In 1995 Oxley worked on a successful documentary on adoption in the London Borough of Hackney - Playing God - for BBC2's Modern Times. "They were very suspicious of us - perhaps rightly so," he recalls. "But we filmed for a year and it took about three months to break down the barriers. Some were really good but a number of people lived down to their image."
Oxley's fear for social work's case is more real than most. He has tried - and failed - to get a drama series off the ground. "There was potential. We even had an influential producer on board but were told that nobody wants to watch social workers."
Many would argue that television is too dumbed-down for such a series.
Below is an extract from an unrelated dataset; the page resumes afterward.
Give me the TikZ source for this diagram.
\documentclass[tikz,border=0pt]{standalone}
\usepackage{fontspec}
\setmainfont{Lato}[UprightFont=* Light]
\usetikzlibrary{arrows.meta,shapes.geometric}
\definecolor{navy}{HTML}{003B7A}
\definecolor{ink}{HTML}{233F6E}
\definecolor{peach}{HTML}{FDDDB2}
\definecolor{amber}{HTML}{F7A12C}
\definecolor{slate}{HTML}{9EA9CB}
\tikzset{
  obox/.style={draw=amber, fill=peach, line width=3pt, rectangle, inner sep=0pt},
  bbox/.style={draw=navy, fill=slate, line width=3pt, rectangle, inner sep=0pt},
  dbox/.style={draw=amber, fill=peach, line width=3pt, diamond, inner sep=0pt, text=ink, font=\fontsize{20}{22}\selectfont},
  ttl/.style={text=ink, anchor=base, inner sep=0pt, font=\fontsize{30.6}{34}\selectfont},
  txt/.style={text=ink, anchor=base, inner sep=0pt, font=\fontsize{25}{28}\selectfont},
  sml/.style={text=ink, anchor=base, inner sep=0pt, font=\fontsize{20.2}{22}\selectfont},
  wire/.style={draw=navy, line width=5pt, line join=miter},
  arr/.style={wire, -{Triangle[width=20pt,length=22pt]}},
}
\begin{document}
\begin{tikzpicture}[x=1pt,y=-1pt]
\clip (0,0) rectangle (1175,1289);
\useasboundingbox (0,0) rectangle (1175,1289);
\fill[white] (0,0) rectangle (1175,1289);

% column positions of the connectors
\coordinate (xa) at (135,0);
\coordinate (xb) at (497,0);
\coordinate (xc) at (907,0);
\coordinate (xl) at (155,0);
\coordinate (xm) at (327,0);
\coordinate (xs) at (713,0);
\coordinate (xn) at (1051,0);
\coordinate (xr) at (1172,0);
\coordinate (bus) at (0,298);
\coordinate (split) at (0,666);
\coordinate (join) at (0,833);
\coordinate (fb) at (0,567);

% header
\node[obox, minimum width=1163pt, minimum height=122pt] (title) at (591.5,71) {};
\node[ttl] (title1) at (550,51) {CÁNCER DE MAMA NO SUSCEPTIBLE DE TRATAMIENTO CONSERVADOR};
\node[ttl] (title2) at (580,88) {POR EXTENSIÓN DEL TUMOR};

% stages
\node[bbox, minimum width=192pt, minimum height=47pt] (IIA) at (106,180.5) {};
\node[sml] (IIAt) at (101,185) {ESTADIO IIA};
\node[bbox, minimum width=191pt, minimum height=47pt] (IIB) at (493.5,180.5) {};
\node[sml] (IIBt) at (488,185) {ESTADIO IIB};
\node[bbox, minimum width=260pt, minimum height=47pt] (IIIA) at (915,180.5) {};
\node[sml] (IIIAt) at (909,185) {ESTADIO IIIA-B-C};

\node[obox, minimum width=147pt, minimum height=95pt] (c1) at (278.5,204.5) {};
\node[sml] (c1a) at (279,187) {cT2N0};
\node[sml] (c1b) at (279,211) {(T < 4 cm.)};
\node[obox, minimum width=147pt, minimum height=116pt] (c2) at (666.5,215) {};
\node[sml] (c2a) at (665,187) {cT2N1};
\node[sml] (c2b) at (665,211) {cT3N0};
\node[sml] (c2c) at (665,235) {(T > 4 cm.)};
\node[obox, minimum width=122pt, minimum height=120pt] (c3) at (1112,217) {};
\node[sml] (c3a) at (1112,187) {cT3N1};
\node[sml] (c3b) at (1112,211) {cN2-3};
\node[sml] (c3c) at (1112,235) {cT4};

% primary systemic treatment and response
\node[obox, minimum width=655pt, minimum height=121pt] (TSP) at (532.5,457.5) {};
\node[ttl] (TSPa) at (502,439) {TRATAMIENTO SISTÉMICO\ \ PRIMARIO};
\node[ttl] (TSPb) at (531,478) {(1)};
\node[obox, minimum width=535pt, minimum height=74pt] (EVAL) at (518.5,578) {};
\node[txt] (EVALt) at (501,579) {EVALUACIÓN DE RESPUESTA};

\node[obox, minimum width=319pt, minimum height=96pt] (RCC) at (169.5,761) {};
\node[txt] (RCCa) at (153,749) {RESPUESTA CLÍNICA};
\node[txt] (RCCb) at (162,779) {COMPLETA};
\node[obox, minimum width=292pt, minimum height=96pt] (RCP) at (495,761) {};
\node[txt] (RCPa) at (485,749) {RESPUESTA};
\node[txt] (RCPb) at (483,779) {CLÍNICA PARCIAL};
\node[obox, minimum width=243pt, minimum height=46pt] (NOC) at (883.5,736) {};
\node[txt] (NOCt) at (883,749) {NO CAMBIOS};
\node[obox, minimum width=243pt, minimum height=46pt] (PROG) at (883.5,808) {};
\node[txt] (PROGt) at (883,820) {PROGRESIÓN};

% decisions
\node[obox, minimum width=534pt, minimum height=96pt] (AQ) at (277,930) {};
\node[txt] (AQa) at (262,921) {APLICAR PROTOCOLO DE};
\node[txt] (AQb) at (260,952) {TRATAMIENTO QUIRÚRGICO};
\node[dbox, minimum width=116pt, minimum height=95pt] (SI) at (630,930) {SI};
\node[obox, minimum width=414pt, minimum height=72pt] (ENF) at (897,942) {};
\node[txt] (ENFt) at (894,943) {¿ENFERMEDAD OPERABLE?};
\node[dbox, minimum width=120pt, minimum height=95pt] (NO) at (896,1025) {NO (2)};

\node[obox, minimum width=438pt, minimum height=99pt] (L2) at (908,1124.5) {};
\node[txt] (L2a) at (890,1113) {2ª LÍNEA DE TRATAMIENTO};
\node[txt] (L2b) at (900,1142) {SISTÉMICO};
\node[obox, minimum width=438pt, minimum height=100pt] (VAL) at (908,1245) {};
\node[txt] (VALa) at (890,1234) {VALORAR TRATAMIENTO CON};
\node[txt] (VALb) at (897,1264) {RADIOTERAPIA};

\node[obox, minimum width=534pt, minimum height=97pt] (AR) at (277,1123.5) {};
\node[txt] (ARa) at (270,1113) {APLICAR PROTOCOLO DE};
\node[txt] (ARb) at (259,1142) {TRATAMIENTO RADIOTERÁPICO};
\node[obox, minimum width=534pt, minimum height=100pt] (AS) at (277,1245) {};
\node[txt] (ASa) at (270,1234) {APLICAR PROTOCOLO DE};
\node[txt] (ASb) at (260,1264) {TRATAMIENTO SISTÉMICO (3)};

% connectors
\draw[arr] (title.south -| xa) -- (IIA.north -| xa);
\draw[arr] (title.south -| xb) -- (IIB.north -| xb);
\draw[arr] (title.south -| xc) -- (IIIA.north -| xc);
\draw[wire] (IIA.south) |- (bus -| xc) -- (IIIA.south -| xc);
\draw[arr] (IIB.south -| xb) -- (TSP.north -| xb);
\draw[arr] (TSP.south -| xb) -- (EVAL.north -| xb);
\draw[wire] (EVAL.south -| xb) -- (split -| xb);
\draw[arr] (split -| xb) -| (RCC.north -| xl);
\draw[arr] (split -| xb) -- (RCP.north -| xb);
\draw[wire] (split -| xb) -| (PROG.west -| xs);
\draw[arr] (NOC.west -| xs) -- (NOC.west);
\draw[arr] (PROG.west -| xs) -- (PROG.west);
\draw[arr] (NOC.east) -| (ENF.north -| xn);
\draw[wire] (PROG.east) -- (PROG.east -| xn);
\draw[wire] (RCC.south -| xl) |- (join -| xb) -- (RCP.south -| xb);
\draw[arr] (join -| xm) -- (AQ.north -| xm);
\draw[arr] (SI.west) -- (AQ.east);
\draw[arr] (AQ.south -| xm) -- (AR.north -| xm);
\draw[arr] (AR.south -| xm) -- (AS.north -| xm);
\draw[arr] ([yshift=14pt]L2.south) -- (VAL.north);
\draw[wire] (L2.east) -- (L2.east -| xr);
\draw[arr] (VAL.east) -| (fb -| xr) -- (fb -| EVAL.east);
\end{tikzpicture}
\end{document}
As evidence Oxley points to the tag-line for Footballers' Wives: "They're young, sexy and rich..." Do the same for social work in six words, he challenges. But perhaps "A Volvo. A tank-top. A beard," will only cause the nation's pulses to race as they search for the remote to switch over.
However, there might be one way to succeed in getting social services onto the screen and into the nation's hearts. And that is comedy. In a recent interview, a senior officer at Bedford prison said: "Of all the TV programmes I've ever seen on prisons, there's only one that's ever been remotely true to life. Porridge." It's only a matter of timeÉ
And if programme-makers think this is "not good", perhaps we should insist on speaking to their superiors.